#### Direction:
Return the material word for word. Do not include pictures.

#### Data:
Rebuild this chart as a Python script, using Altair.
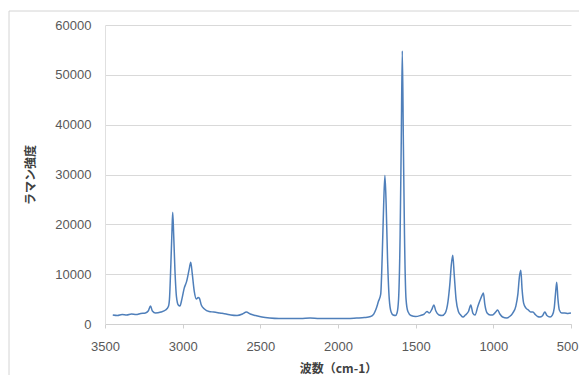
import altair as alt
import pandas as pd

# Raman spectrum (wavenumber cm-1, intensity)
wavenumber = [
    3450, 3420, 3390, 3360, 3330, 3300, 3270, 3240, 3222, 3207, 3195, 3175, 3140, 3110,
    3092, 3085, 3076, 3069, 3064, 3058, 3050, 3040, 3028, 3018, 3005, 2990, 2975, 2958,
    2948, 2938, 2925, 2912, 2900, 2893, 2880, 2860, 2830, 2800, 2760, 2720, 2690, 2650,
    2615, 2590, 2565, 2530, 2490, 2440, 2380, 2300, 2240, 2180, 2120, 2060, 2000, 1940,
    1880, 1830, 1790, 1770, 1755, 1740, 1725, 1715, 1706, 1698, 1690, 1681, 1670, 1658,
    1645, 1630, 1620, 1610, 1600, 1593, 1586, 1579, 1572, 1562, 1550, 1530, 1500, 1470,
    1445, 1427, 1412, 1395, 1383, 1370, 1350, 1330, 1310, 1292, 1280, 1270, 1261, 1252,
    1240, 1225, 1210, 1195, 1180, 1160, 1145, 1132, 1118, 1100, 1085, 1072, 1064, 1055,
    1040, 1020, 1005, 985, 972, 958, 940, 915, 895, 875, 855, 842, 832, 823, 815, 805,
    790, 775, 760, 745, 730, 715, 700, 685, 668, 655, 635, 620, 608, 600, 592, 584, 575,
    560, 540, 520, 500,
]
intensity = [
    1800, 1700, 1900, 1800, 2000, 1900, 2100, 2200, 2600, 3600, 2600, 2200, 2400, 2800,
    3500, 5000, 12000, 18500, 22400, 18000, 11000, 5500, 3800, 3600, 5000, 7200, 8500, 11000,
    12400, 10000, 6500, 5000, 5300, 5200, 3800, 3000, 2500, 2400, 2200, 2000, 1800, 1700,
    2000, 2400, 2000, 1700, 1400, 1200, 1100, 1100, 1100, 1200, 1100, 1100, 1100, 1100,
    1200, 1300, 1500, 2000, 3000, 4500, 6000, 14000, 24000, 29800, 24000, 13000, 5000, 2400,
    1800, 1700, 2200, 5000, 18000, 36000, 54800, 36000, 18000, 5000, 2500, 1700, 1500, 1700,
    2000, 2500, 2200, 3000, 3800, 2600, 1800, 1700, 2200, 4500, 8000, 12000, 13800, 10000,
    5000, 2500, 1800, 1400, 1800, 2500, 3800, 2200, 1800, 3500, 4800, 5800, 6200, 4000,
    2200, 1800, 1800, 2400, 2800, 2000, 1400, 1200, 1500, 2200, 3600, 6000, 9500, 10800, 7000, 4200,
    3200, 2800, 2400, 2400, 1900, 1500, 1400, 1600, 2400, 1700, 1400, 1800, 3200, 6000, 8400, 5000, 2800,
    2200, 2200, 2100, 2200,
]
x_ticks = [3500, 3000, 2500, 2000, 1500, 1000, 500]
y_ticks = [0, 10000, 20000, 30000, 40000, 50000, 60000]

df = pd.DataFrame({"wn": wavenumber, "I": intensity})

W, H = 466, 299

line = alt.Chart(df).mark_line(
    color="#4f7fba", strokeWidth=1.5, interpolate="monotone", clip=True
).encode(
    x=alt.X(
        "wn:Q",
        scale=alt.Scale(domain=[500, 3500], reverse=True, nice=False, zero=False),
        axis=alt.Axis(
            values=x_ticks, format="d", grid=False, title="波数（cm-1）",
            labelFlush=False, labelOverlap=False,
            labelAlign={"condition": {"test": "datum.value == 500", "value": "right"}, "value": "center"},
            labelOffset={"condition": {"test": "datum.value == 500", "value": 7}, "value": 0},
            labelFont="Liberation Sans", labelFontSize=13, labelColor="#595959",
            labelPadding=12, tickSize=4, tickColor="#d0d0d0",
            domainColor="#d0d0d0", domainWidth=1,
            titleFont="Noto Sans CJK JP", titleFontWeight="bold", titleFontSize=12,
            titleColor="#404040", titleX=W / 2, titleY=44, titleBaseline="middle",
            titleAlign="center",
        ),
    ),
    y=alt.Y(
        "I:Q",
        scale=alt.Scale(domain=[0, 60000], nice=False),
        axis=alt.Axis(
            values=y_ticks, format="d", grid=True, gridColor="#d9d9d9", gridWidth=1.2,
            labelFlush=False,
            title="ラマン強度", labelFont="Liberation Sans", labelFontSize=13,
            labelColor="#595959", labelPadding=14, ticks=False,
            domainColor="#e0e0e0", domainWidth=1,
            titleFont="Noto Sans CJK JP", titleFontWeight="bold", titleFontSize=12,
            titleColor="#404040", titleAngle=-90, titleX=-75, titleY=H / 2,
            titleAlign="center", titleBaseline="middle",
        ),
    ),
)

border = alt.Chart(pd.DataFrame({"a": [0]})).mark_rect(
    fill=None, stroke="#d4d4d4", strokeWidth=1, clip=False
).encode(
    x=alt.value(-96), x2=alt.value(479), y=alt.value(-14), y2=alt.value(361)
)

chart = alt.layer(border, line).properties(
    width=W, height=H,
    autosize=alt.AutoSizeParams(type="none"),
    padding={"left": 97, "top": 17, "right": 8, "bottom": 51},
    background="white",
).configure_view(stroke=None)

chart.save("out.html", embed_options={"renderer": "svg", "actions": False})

#### Final result:
Rebuild this chart as a Python script, using Altair.
import altair as alt
import pandas as pd

# Raman spectrum (wavenumber cm-1, intensity)
wavenumber = [
    3450, 3420, 3390, 3360, 3330, 3300, 3270, 3240, 3222, 3207, 3195, 3175, 3140, 3110,
    3092, 3085, 3076, 3069, 3064, 3058, 3050, 3040, 3028, 3018, 3005, 2990, 2975, 2958,
    2948, 2938, 2925, 2912, 2900, 2893, 2880, 2860, 2830, 2800, 2760, 2720, 2690, 2650,
    2615, 2590, 2565, 2530, 2490, 2440, 2380, 2300, 2240, 2180, 2120, 2060, 2000, 1940,
    1880, 1830, 1790, 1770, 1755, 1740, 1725, 1715, 1706, 1698, 1690, 1681, 1670, 1658,
    1645, 1630, 1620, 1610, 1600, 1593, 1586, 1579, 1572, 1562, 1550, 1530, 1500, 1470,
    1445, 1427, 1412, 1395, 1383, 1370, 1350, 1330, 1310, 1292, 1280, 1270, 1261, 1252,
    1240, 1225, 1210, 1195, 1180, 1160, 1145, 1132, 1118, 1100, 1085, 1072, 1064, 1055,
    1040, 1020, 1005, 985, 972, 958, 940, 915, 895, 875, 855, 842, 832, 823, 815, 805,
    790, 775, 760, 745, 730, 715, 700, 685, 668, 655, 635, 620, 608, 600, 592, 584, 575,
    560, 540, 520, 500,
]
intensity = [
    1800, 1700, 1900, 1800, 2000, 1900, 2100, 2200, 2600, 3600, 2600, 2200, 2400, 2800,
    3500, 5000, 12000, 18500, 22400, 18000, 11000, 5500, 3800, 3600, 5000, 7200, 8500, 11000,
    12400, 10000, 6500, 5000, 5300, 5200, 3800, 3000, 2500, 2400, 2200, 2000, 1800, 1700,
    2000, 2400, 2000, 1700, 1400, 1200, 1100, 1100, 1100, 1200, 1100, 1100, 1100, 1100,
    1200, 1300, 1500, 2000, 3000, 4500, 6000, 14000, 24000, 29800, 24000, 13000, 5000, 2400,
    1800, 1700, 2200, 5000, 18000, 36000, 54800, 36000, 18000, 5000, 2500, 1700, 1500, 1700,
    2000, 2500, 2200, 3000, 3800, 2600, 1800, 1700, 2200, 4500, 8000, 12000, 13800, 10000,
    5000, 2500, 1800, 1400, 1800, 2500, 3800, 2200, 1800, 3500, 4800, 5800, 6200, 4000,
    2200, 1800, 1800, 2400, 2800, 2000, 1400, 1200, 1500, 2200, 3600, 6000, 9500, 10800, 7000, 4200,
    3200, 2800, 2400, 2400, 1900, 1500, 1400, 1600, 2400, 1700, 1400, 1800, 3200, 6000, 8400, 5000, 2800,
    2200, 2200, 2100, 2200,
]
x_ticks = [3500, 3000, 2500, 2000, 1500, 1000, 500]
y_ticks = [0, 10000, 20000, 30000, 40000, 50000, 60000]

df = pd.DataFrame({"wn": wavenumber, "I": intensity})

W, H = 466, 299

line = alt.Chart(df).mark_line(
    color="#4f7fba", strokeWidth=1.5, interpolate="monotone", clip=True
).encode(
    x=alt.X(
        "wn:Q",
        scale=alt.Scale(domain=[500, 3500], reverse=True, nice=False, zero=False),
        axis=alt.Axis(
            values=x_ticks, format="d", grid=False, title="波数（cm-1）",
            labelFlush=False, labelOverlap=False,
            labelAlign={"condition": {"test": "datum.value == 500", "value": "right"}, "value": "center"},
            labelOffset={"condition": {"test": "datum.value == 500", "value": 7}, "value": 0},
            labelFont="Liberation Sans", labelFontSize=13, labelColor="#595959",
            labelPadding=12, tickSize=4, tickColor="#d0d0d0",
            domainColor="#d0d0d0", domainWidth=1,
            titleFont="Noto Sans CJK JP", titleFontWeight="bold", titleFontSize=12,
            titleColor="#404040", titleX=W / 2, titleY=44, titleBaseline="middle",
            titleAlign="center",
        ),
    ),
    y=alt.Y(
        "I:Q",
        scale=alt.Scale(domain=[0, 60000], nice=False),
        axis=alt.Axis(
            values=y_ticks, format="d", grid=True, gridColor="#d9d9d9", gridWidth=1.2,
            labelFlush=False,
            title="ラマン強度", labelFont="Liberation Sans", labelFontSize=13,
            labelColor="#595959", labelPadding=14, ticks=False,
            domainColor="#e0e0e0", domainWidth=1,
            titleFont="Noto Sans CJK JP", titleFontWeight="bold", titleFontSize=12,
            titleColor="#404040", titleAngle=-90, titleX=-75, titleY=H / 2,
            titleAlign="center", titleBaseline="middle",
        ),
    ),
)

border = alt.Chart(pd.DataFrame({"a": [0]})).mark_rect(
    fill=None, stroke="#d4d4d4", strokeWidth=1, clip=False
).encode(
    x=alt.value(-96), x2=alt.value(479), y=alt.value(-14), y2=alt.value(361)
)

chart = alt.layer(border, line).properties(
    width=W, height=H,
    autosize=alt.AutoSizeParams(type="none"),
    padding={"left": 97, "top": 17, "right": 8, "bottom": 51},
    background="white",
).configure_view(stroke=None)

chart.save("out.html", embed_options={"renderer": "svg", "actions": False})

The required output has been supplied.